> [TASK PROMPT] Return precisely the span of lines from the top of the material below to the line containing "(0,0) rectangle (502,390);", both included. Pictures are excluded.

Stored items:
::::::::
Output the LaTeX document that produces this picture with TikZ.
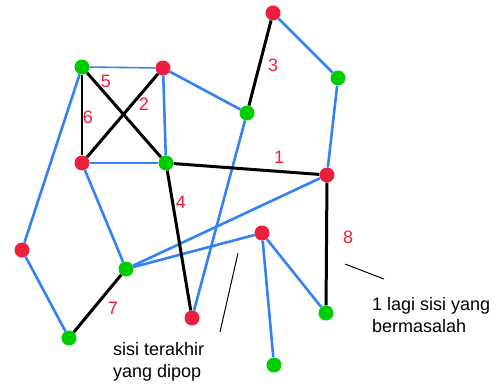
\documentclass[tikz,border=0pt]{standalone}
\usepackage{fontspec}
\setmainfont{Liberation Sans}
\definecolor{vred}{RGB}{237,30,60}
\definecolor{vgreen}{RGB}{0,205,0}
\definecolor{eblue}{RGB}{50,130,245}

\begin{document}
\begin{tikzpicture}[x=1pt, y=-1pt,
    rv/.style={circle, fill=vred, inner sep=0pt, minimum size=15pt},
    gv/.style={circle, fill=vgreen, inner sep=0pt, minimum size=15pt},
    tree/.style={eblue, line width=2.6pt},
    back/.style={black, line width=3pt},
    num/.style={vred, font=\fontsize{18}{18}\selectfont},
    note/.style={align=left, font=\fontsize{18}{22}\selectfont}]
    \useasboundingbox (0,0) rectangle (502,390);

    % vertices
    \node[gv] (a) at (82,67) {};
    \node[rv] (b) at (163,68) {};
    \node[rv] (c) at (82,163) {};
    \node[gv] (d) at (166,163) {};
    \node[rv] (e) at (273,13) {};
    \node[gv] (f) at (338,78) {};
    \node[gv] (g) at (247,113) {};
    \node[rv] (h) at (327,175) {};
    \node[rv] (i) at (22,250) {};
    \node[gv] (j) at (126,269) {};
    \node[gv] (k) at (69,338) {};
    \node[rv] (l) at (192,318) {};
    \node[rv] (m) at (262,233) {};
    \node[gv] (n) at (326,313) {};
    \node[gv] (o) at (274,365) {};

    % tree edges
    \draw[eblue, line width=1.6pt] (a) -- (b);
    \draw[eblue, line width=1.6pt] (c) -- (d);
    \draw[tree] (b) -- (d);
    \draw[tree] (b) -- (g);
    \draw[tree] (e) -- (f);
    \draw[tree] (f) -- (h);
    \draw[tree] (g) -- (l);
    \draw[tree] (a) -- (i);
    \draw[tree] (i) -- (k);
    \draw[tree] (c) -- (j);
    \draw[tree] (j) -- (h);
    \draw[tree] (j) -- (m);
    \draw[tree] (m) -- (n);
    \draw[tree] (m) -- (o);

    % back edges
    \draw[black, line width=1.6pt] (a) -- (c);
    \draw[back] (a) -- (d);
    \draw[back] (b) -- (c);
    \draw[back] (e) -- (g);
    \draw[back] (d) -- (h);
    \draw[back] (d) -- (l);
    \draw[back] (k) -- (j);
    \draw[back] (h) -- (n);

    % edge numbers
    \node[num] (n5) at (106,81) {5};
    \node[num] (n2) at (144,104) {2};
    \node[num] (n6) at (88,117) {6};
    \node[num] (n3) at (273,65) {3};
    \node[num] (n1) at (279,157) {1};
    \node[num] (n4) at (181,202) {4};
    \node[num] (n7) at (113,308) {7};
    \node[num] (n8) at (348,237) {8};

    % notes
    \coordinate (p1) at (238,253);
    \coordinate (p2) at (220,332);
    \draw[black, line width=1pt] (p1) -- (p2);
    \node[note, anchor=north west, inner sep=0pt] (last) at (113,342) {sisi terakhir\\yang dipop};

    \coordinate (q1) at (345,264);
    \coordinate (q2) at (384,279);
    \draw[black, line width=1pt] (q1) -- (q2);
    \node[note, anchor=north west, inner sep=0pt] (more) at (372,297) {1 lagi sisi yang\\bermasalah};
\end{tikzpicture}
\end{document}
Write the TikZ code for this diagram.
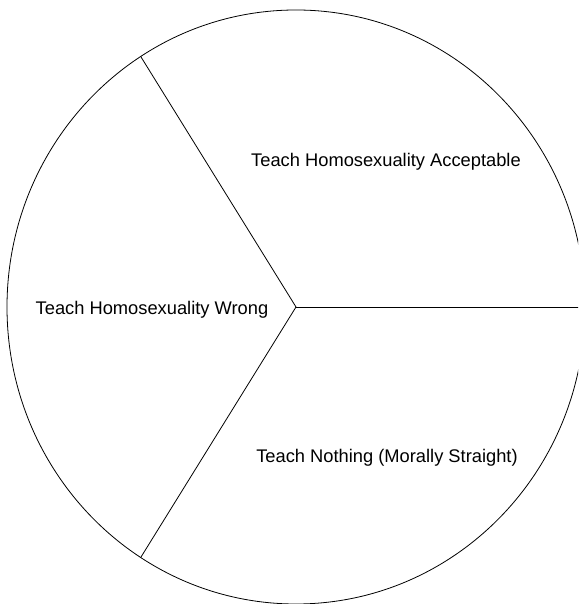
\documentclass[tikz,border=0pt]{standalone}
\usepackage{fontspec}
\setmainfont{Liberation Sans}
\usepackage{tikz}
\usetikzlibrary{positioning,calc}

\begin{document}
\begin{tikzpicture}[x=1pt, y=1pt, line width=0.8pt,
    slicetext/.style={inner sep=0pt, font=\fontsize{18.3}{22}\selectfont}]
    \useasboundingbox (0,0) rectangle (578,604);
    \clip (0,0) rectangle (578,604);
    \coordinate (hub) at (296,297);
    \draw (hub) ellipse [x radius=289, y radius=297];
    \coordinate (accept) at ($(hub)+(122.5:289 and 297)$);
    \coordinate (nothing) at ($(hub)+(237.5:289 and 297)$);
    \coordinate (east) at ($(hub)+(0:289 and 297)$);
    \draw (hub) -- (accept);
    \draw (hub) -- (nothing);
    \draw (hub) -- (east);
    \node (acceptable) [slicetext] at (386,442) {Teach Homosexuality Acceptable};
    \node (wrong) [slicetext] at (152,294) {Teach Homosexuality Wrong};
    \node (straight) [slicetext] at (387,146) {Teach Nothing (Morally Straight)};
  \end{tikzpicture}
\end{document}
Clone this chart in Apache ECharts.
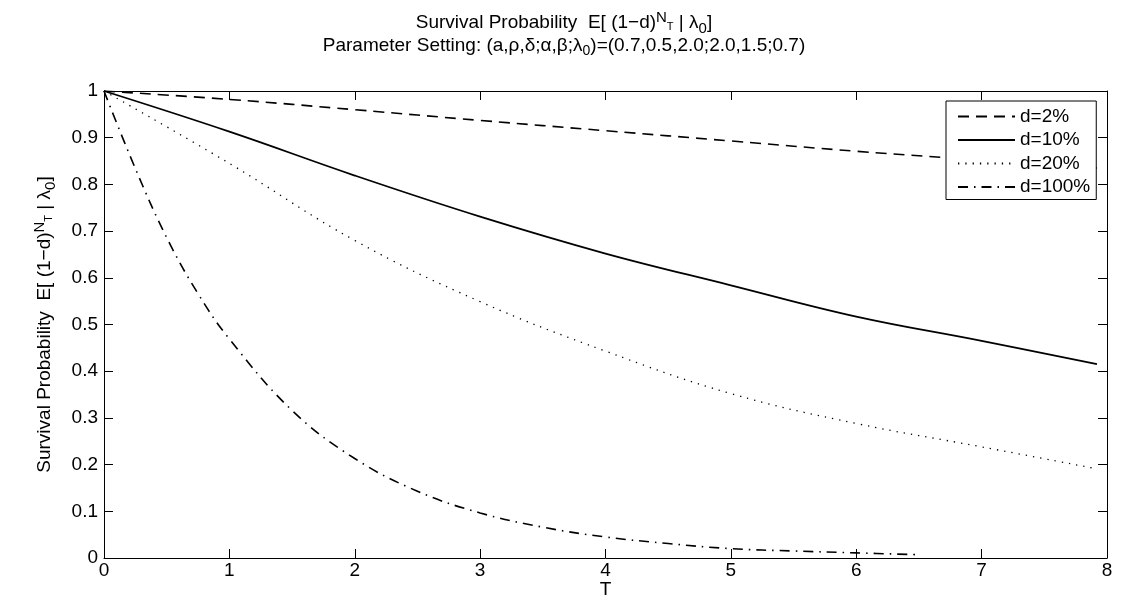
<!DOCTYPE html>
<html>
<head>
<meta charset="utf-8">
<script src="https://cdn.jsdelivr.net/npm/echarts@6/dist/echarts.min.js"></script>
<style>html,body{margin:0;padding:0;background:#fff}#c{width:1128px;height:599px}</style>
</head>
<body>
<div id="c"></div>
<script>
// ---- data ----
var seriesNames = ['d=2%', 'd=10%', 'd=20%', 'd=100%'];
var tMain = [0, 1, 2, 3, 4, 5, 6, 7, 7.92];
var d2 = [1, 0.982, 0.960, 0.937, 0.915, 0.893, 0.871, 0.852, 0.835];
var d10 = [1, 0.913, 0.819, 0.731, 0.652, 0.584, 0.517, 0.465, 0.415];
var d20 = [1, 0.845, 0.680, 0.549, 0.443, 0.352, 0.288, 0.238, 0.191];
var tFull = [0, 0.25, 0.5, 0.75, 1, 1.5, 2, 2.5, 3, 3.5, 4, 4.5, 5, 5.5, 6, 6.5];
var d100 = [1, 0.834, 0.686, 0.566, 0.469, 0.316, 0.213, 0.143, 0.0965, 0.066, 0.045, 0.031, 0.020, 0.015, 0.011, 0.007];
var xTicks = [0, 1, 2, 3, 4, 5, 6, 7, 8];
var yTicks = [0, 0.1, 0.2, 0.3, 0.4, 0.5, 0.6, 0.7, 0.8, 0.9, 1];

function pairs(xs, ys) { return xs.map(function (x, i) { return [x, ys[i]]; }); }

var FONT = 'Liberation Sans';
var FS = 19;
var chart = echarts.init(document.getElementById('c'), null, { renderer: 'canvas' });

var richMath = {
  sup: { fontSize: 15, verticalAlign: 'top', fontFamily: FONT, color: '#000' },
  ss: { fontSize: 11, verticalAlign: 'top', padding: [11, 0, 0, 0], fontFamily: FONT, color: '#000' },
  sub: { fontSize: 15, verticalAlign: 'bottom', fontFamily: FONT, color: '#000' }
};

function axisCommon(extra) {
  var a = {
    type: 'value', min: 0,
    axisLine: { show: true, onZero: false, lineStyle: { color: '#000', width: 1 } },
    axisTick: { show: true, inside: true, length: 9, lineStyle: { color: '#000', width: 1 } },
    splitLine: { show: false },
    axisLabel: { color: '#000', fontFamily: FONT, fontSize: FS }
  };
  for (var k in extra) a[k] = extra[k];
  return a;
}

var lineStyles = [
  { color: '#000', width: 1.6, type: [11, 7] },
  { color: '#000', width: 1.8, type: 'solid' },
  { color: '#000', width: 1.3, type: [1.3, 6] },
  { color: '#000', width: 1.6, type: [10, 6, 1.5, 6] }
];
var dataSets = [pairs(tMain, d2), pairs(tMain, d10), pairs(tMain, d20), pairs(tFull, d100)];

var option = {
  backgroundColor: '#fff',
  animation: false,
  title: [
    {
      text: 'Survival Probability  E[ (1\u2212d){sup|N}{ss|T} | \u03bb{sub|0}]',
      left: 'center', top: 5,
      textStyle: { fontFamily: FONT, fontSize: FS, fontWeight: 'normal', color: '#000', lineHeight: 26, rich: richMath }
    },
    {
      text: 'Parameter Setting: (a,\u03c1,\u03b4;\u03b1,\u03b2;\u03bb{sub|0})=(0.7,0.5,2.0;2.0,1.5;0.7)',
      left: 'center', top: 29,
      textStyle: { fontFamily: FONT, fontSize: FS, fontWeight: 'normal', color: '#000', lineHeight: 24,
        rich: { sub: { fontSize: 14, verticalAlign: 'bottom', fontFamily: FONT, color: '#000' } } }
    }
  ],
  grid: { left: 104, right: 21, top: 91, bottom: 41, containLabel: false, outerBoundsMode: 'none' },
  legend: {
    orient: 'vertical', left: 946, top: 101,
    data: seriesNames,
    backgroundColor: '#fff', borderColor: '#000', borderWidth: 1, borderRadius: 0,
    padding: [6, 6, 3, 11], itemGap: 4.5, itemWidth: 57, itemHeight: 16,
    itemStyle: { opacity: 0 },
    textStyle: { fontFamily: FONT, fontSize: FS, color: '#000' },
    selectedMode: false
  },
  xAxis: [
    axisCommon({ max: 8, interval: 1, position: 'bottom',
      name: 'T', nameLocation: 'middle', nameGap: 22, nameMoveOverlap: false,
      nameTextStyle: { fontFamily: FONT, fontSize: FS, color: '#000' },
      axisLabel: { color: '#000', fontFamily: FONT, fontSize: FS, margin: 3,
        formatter: function (v) { return xTicks.indexOf(v) >= 0 ? String(v) : ''; } } }),
    axisCommon({ max: 8, interval: 1, position: 'top', axisLabel: { show: false } })
  ],
  yAxis: [
    axisCommon({ max: 1, interval: 0.1, position: 'left',
      name: 'Survival Probability  E[ (1\u2212d){sup|N}{ss|T} | \u03bb{sub|0}]',
      nameLocation: 'middle', nameGap: 46, nameRotate: 90, nameMoveOverlap: false,
      nameTextStyle: { fontFamily: FONT, fontSize: FS, color: '#000', lineHeight: 26, rich: richMath },
      axisLabel: { color: '#000', fontFamily: FONT, fontSize: FS, margin: 6,
        formatter: function (v) {
          var r = Math.round(v * 10) / 10;
          return yTicks.indexOf(r) >= 0 ? String(r) : '';
        } } }),
    axisCommon({ max: 1, interval: 0.1, position: 'right', axisLabel: { show: false } })
  ],
  series: seriesNames.map(function (n, i) {
    return {
      name: n, type: 'line', xAxisIndex: 0, yAxisIndex: 0,
      data: dataSets[i], smooth: 0.4, symbol: 'none', showSymbol: false,
      lineStyle: lineStyles[i], itemStyle: { color: '#000' }, z: 2
    };
  })
};
chart.setOption(option);
</script>
</body>
</html>
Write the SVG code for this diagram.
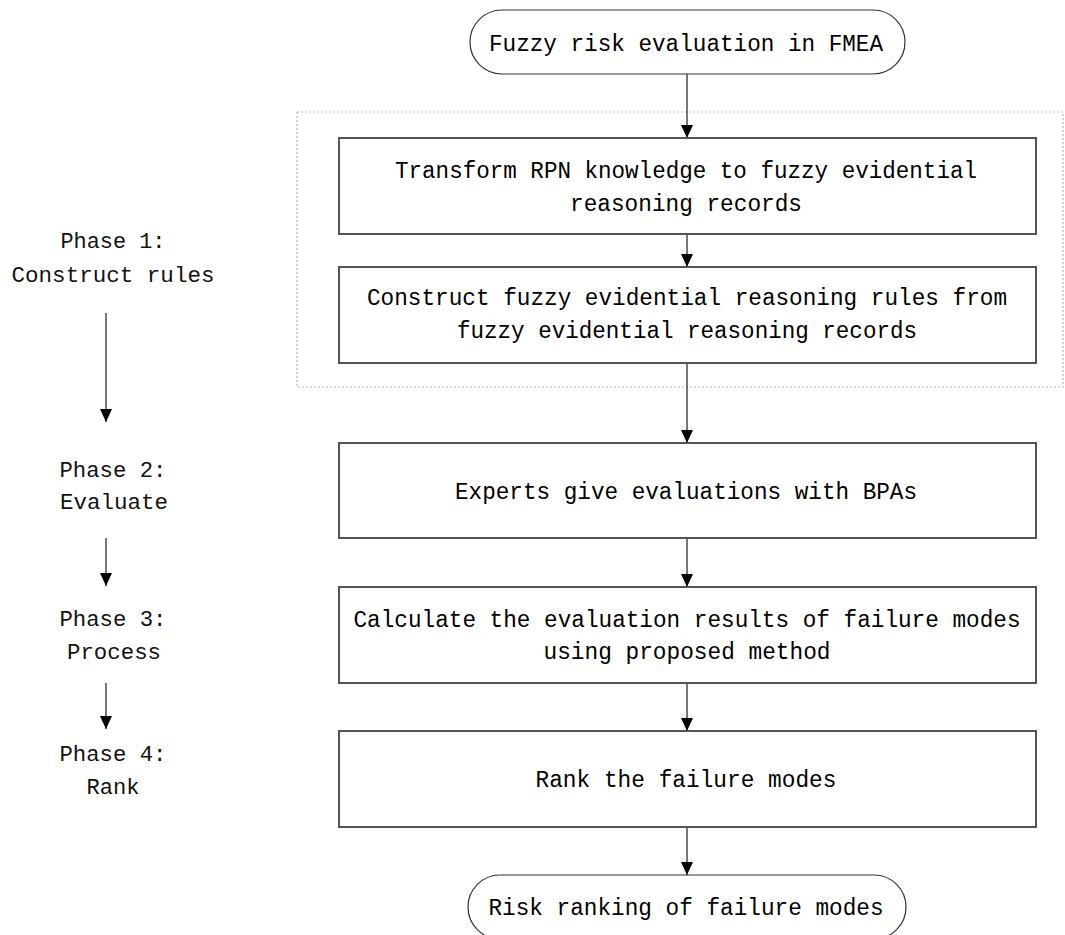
<svg xmlns="http://www.w3.org/2000/svg" width="1065" height="935" viewBox="0 0 1065 935">
<style>
.box{fill:#fff;stroke:#555;stroke-width:2}
.term{fill:#fff;stroke:#333;stroke-width:1.2}
.t{font-family:"Liberation Mono","DejaVu Sans Mono",monospace;font-size:23.5px;fill:#000;text-anchor:middle}
.lt{font-family:"Liberation Mono","DejaVu Sans Mono",monospace;font-size:22px;fill:#111;text-anchor:middle}
.c{stroke:#555;stroke-width:1.6;fill:none;marker-end:url(#ah)}
</style>
<defs>
<marker id="ah" markerWidth="13" markerHeight="12" refX="13" refY="6" orient="auto" markerUnits="userSpaceOnUse" viewBox="0 0 13 12">
<path d="M0,0 L13,6 L0,12 Z" fill="#000"/>
</marker>
</defs>
<rect width="1065" height="935" fill="#fff"/>
<rect id="phase1-region" x="297" y="112" width="766" height="275" fill="none" stroke="#bbb" stroke-width="1.2" stroke-dasharray="2 2"/>
<g id="connectors">
<path class="c" d="M687,74 V138"/>
<path class="c" d="M687,234 V267"/>
<path class="c" d="M687,363 V443"/>
<path class="c" d="M687,538 V587"/>
<path class="c" d="M687,683 V731"/>
<path class="c" d="M687,827 V875"/>
<path class="c" d="M106,313 V422"/>
<path class="c" d="M106,538 V586"/>
<path class="c" d="M106,683 V729"/>
</g>
<g id="start">
<rect class="term" x="470" y="10" width="435" height="64" rx="32" ry="32"/>
<text class="t" x="686" y="51" textLength="394" lengthAdjust="spacingAndGlyphs">Fuzzy risk evaluation in FMEA</text>
</g>
<g id="transform">
<rect class="box" x="339" y="138" width="697" height="96"/>
<text class="t" x="686" y="178" textLength="582" lengthAdjust="spacingAndGlyphs">Transform RPN knowledge to fuzzy evidential</text>
<text class="t" x="686" y="211" textLength="232" lengthAdjust="spacingAndGlyphs">reasoning records</text>
</g>
<g id="construct">
<rect class="box" x="339" y="267" width="697" height="96"/>
<text class="t" x="687" y="305" textLength="640" lengthAdjust="spacingAndGlyphs">Construct fuzzy evidential reasoning rules from</text>
<text class="t" x="687" y="338" textLength="460" lengthAdjust="spacingAndGlyphs">fuzzy evidential reasoning records</text>
</g>
<g id="experts">
<rect class="box" x="339" y="443" width="697" height="95"/>
<text class="t" x="686" y="499" textLength="462" lengthAdjust="spacingAndGlyphs">Experts give evaluations with BPAs</text>
</g>
<g id="calculate">
<rect class="box" x="339" y="587" width="697" height="96"/>
<text class="t" x="687" y="627" textLength="667" lengthAdjust="spacingAndGlyphs">Calculate the evaluation results of failure modes</text>
<text class="t" x="687" y="659" textLength="287" lengthAdjust="spacingAndGlyphs">using proposed method</text>
</g>
<g id="rank">
<rect class="box" x="339" y="731" width="697" height="96"/>
<text class="t" x="686" y="787" textLength="301" lengthAdjust="spacingAndGlyphs">Rank the failure modes</text>
</g>
<g id="end">
<rect class="term" x="468" y="875" width="438" height="64" rx="32" ry="32"/>
<text class="t" x="686" y="915" textLength="395" lengthAdjust="spacingAndGlyphs">Risk ranking of failure modes</text>
</g>
<g id="phase1"><text class="lt" x="113" y="248" textLength="105" lengthAdjust="spacingAndGlyphs">Phase 1:</text><text class="lt" x="113" y="282" textLength="203" lengthAdjust="spacingAndGlyphs">Construct rules</text></g>
<g id="phase2"><text class="lt" x="113" y="477" textLength="107" lengthAdjust="spacingAndGlyphs">Phase 2:</text><text class="lt" x="114" y="509" textLength="108" lengthAdjust="spacingAndGlyphs">Evaluate</text></g>
<g id="phase3"><text class="lt" x="113" y="626" textLength="107" lengthAdjust="spacingAndGlyphs">Phase 3:</text><text class="lt" x="114" y="659" textLength="94" lengthAdjust="spacingAndGlyphs">Process</text></g>
<g id="phase4"><text class="lt" x="113" y="761" textLength="107" lengthAdjust="spacingAndGlyphs">Phase 4:</text><text class="lt" x="113" y="794" textLength="53" lengthAdjust="spacingAndGlyphs">Rank</text></g>
</svg>
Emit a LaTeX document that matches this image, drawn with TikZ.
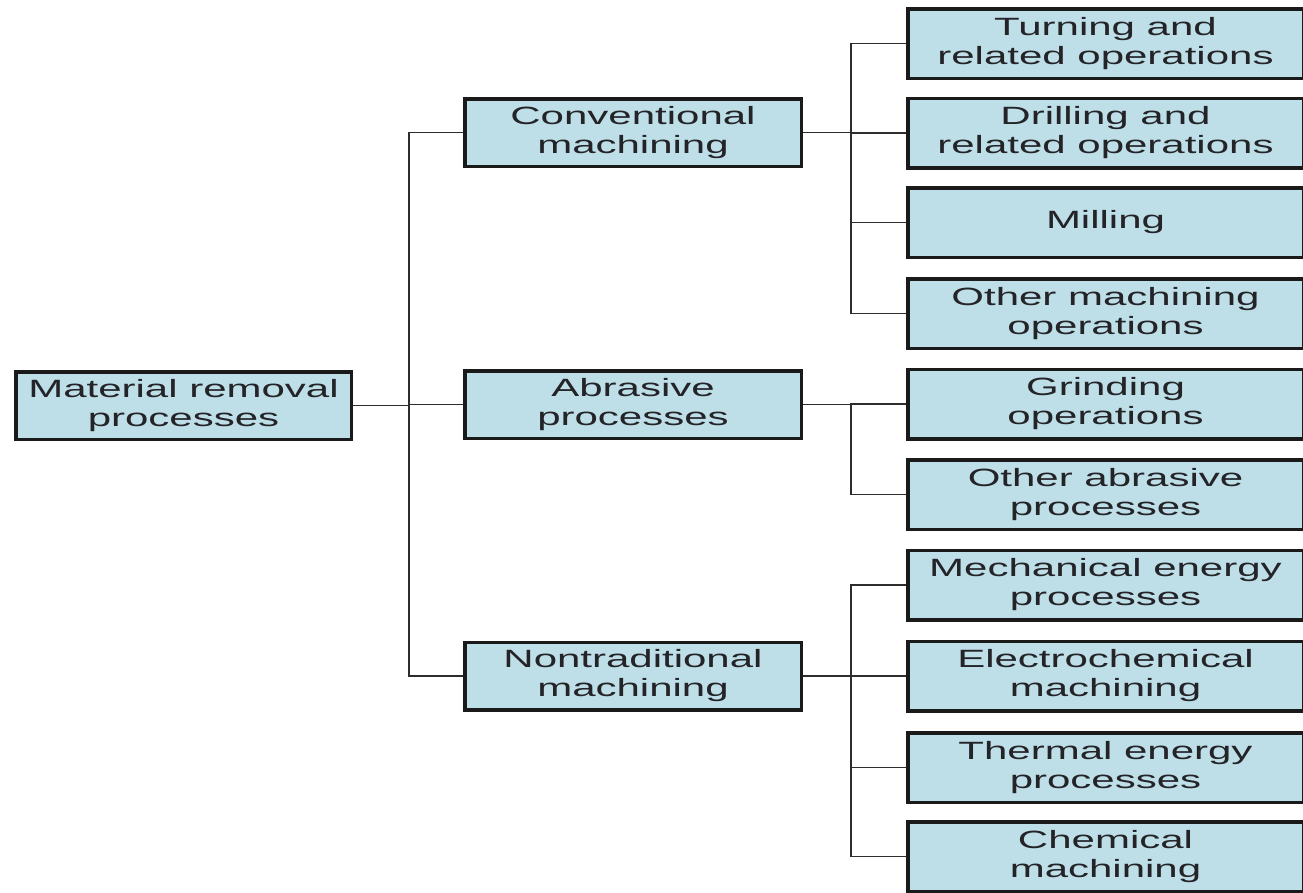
::::::::
> [ANSWER TO THE EXERCISE]
Output the LaTeX document that produces this picture with TikZ.
\documentclass[tikz,border=0pt]{standalone}
\usepackage{fontspec}
\setmainfont{Liberation Sans}
\definecolor{vred}{RGB}{237,30,60}
\definecolor{vgreen}{RGB}{0,205,0}
\definecolor{eblue}{RGB}{50,130,245}

\begin{document}
\begin{tikzpicture}[x=1pt, y=-1pt,
    rv/.style={circle, fill=vred, inner sep=0pt, minimum size=15pt},
    gv/.style={circle, fill=vgreen, inner sep=0pt, minimum size=15pt},
    tree/.style={eblue, line width=2.6pt},
    back/.style={black, line width=3pt},
    num/.style={vred, font=\fontsize{18}{18}\selectfont},
    note/.style={align=left, font=\fontsize{18}{22}\selectfont}]
    \useasboundingbox (0,0) rectangle (502,390);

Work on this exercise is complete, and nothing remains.